### Source material
┏━━
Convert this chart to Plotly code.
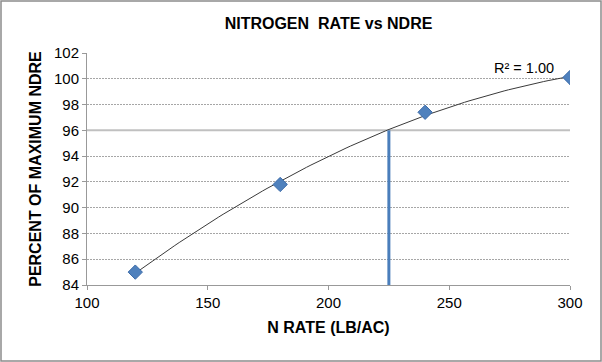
import numpy as np
import plotly.graph_objects as go

# ---- data ----
n_rate = [120, 180, 240, 300]
pct_max_ndre = [85.0, 91.8, 97.4, 100.1]
target_rate = [225, 225]
target_pct = [84, 96.0]
ref_level_x = [100, 300]
ref_level_y = [96, 96]
x_ticks = [100, 150, 200, 250, 300]
y_ticks = [84, 86, 88, 90, 92, 94, 96, 98, 100, 102]
title_text = "NITROGEN  RATE vs NDRE"
x_title = "N RATE (LB/AC)"
y_title = "PERCENT OF MAXIMUM NDRE"
r2_label = "R² = 1.00"

# polynomial (order 2) trendline fitted to the data, as the spreadsheet does
coef = np.polyfit(n_rate, pct_max_ndre, 2)
trend_x = np.linspace(min(n_rate), max(n_rate), 100)
trend_y = np.polyval(coef, trend_x)

FONT = "Liberation Sans, Arial, sans-serif"

fig = go.Figure()

fig.add_trace(go.Scatter(x=ref_level_x, y=ref_level_y, mode="lines",
                         line=dict(color="#C0C0C0", width=2),
                         hoverinfo="skip", showlegend=False))
fig.add_trace(go.Scatter(x=trend_x, y=trend_y, mode="lines",
                         line=dict(color="#3A3A3A", width=1),
                         hoverinfo="skip", showlegend=False))
fig.add_trace(go.Scatter(x=target_rate, y=target_pct, mode="lines",
                         line=dict(color="#4A7EBB", width=3),
                         showlegend=False))
fig.add_trace(go.Scatter(x=n_rate, y=pct_max_ndre, mode="markers",
                         marker=dict(symbol="diamond", size=11, color="#4F81BD",
                                     line=dict(color="#3A6AA8", width=1)),
                         showlegend=False))

L, R, T, B = 87, 32, 53, 77
W, H = 602, 362
pw, ph = W - L - R, H - T - B

fig.add_annotation(x=281, y=100.8, xref="x", yref="y", text=r2_label,
                   showarrow=False, font=dict(family=FONT, size=14.5, color="#000000"))

# outer chart border
fig.add_shape(type="rect", xref="paper", yref="paper",
              x0=(-L + 1) / pw, x1=(W - L - 1) / pw,
              y0=(-B + 1) / ph, y1=(H - B - 1) / ph,
              line=dict(color="#8C8C8C", width=1.5))

fig.update_layout(
    width=W, height=H,
    margin=dict(l=L, r=R, t=T, b=B),
    paper_bgcolor="white", plot_bgcolor="white",
    title=dict(text="<b>" + title_text + "</b>", x=0.5, xref="paper",
               y=1 - 23 / H, yanchor="middle",
               font=dict(family=FONT, size=16, color="#000000")),
    xaxis=dict(range=[100, 300], tickvals=x_ticks, showgrid=False,
               showline=True, linecolor="#999999", linewidth=1,
               ticks="outside", ticklen=4, tickcolor="#999999",
               tickfont=dict(family=FONT, size=15, color="#000000"),
               title=dict(text="<b>" + x_title + "</b>", standoff=11,
                          font=dict(family=FONT, size=16, color="#000000")),
               zeroline=False),
    yaxis=dict(range=[84, 102], tickvals=y_ticks, showgrid=True,
               gridcolor="#A6A6A6", griddash="2px,1px", gridwidth=1,
               showline=True, linecolor="#999999", linewidth=1,
               ticks="outside", ticklen=4, tickcolor="#999999",
               tickfont=dict(family=FONT, size=15, color="#000000"),
               title=dict(text="<b>" + y_title + "</b>", standoff=8,
                          font=dict(family=FONT, size=16, color="#000000")),
               zeroline=False),
)

fig.write_html("out.html", config={"displayModeBar": False},
               post_script="document.body.style.margin='0';document.body.style.overflow='hidden';")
┗━━
### Exercise task
Each line from the top of the material through the line containing "fig = go.Figure()" should be reproduced exactly; please drop any images.

### Exercise response
Convert this chart to Plotly code.
import numpy as np
import plotly.graph_objects as go

# ---- data ----
n_rate = [120, 180, 240, 300]
pct_max_ndre = [85.0, 91.8, 97.4, 100.1]
target_rate = [225, 225]
target_pct = [84, 96.0]
ref_level_x = [100, 300]
ref_level_y = [96, 96]
x_ticks = [100, 150, 200, 250, 300]
y_ticks = [84, 86, 88, 90, 92, 94, 96, 98, 100, 102]
title_text = "NITROGEN  RATE vs NDRE"
x_title = "N RATE (LB/AC)"
y_title = "PERCENT OF MAXIMUM NDRE"
r2_label = "R² = 1.00"

# polynomial (order 2) trendline fitted to the data, as the spreadsheet does
coef = np.polyfit(n_rate, pct_max_ndre, 2)
trend_x = np.linspace(min(n_rate), max(n_rate), 100)
trend_y = np.polyval(coef, trend_x)

FONT = "Liberation Sans, Arial, sans-serif"

fig = go.Figure()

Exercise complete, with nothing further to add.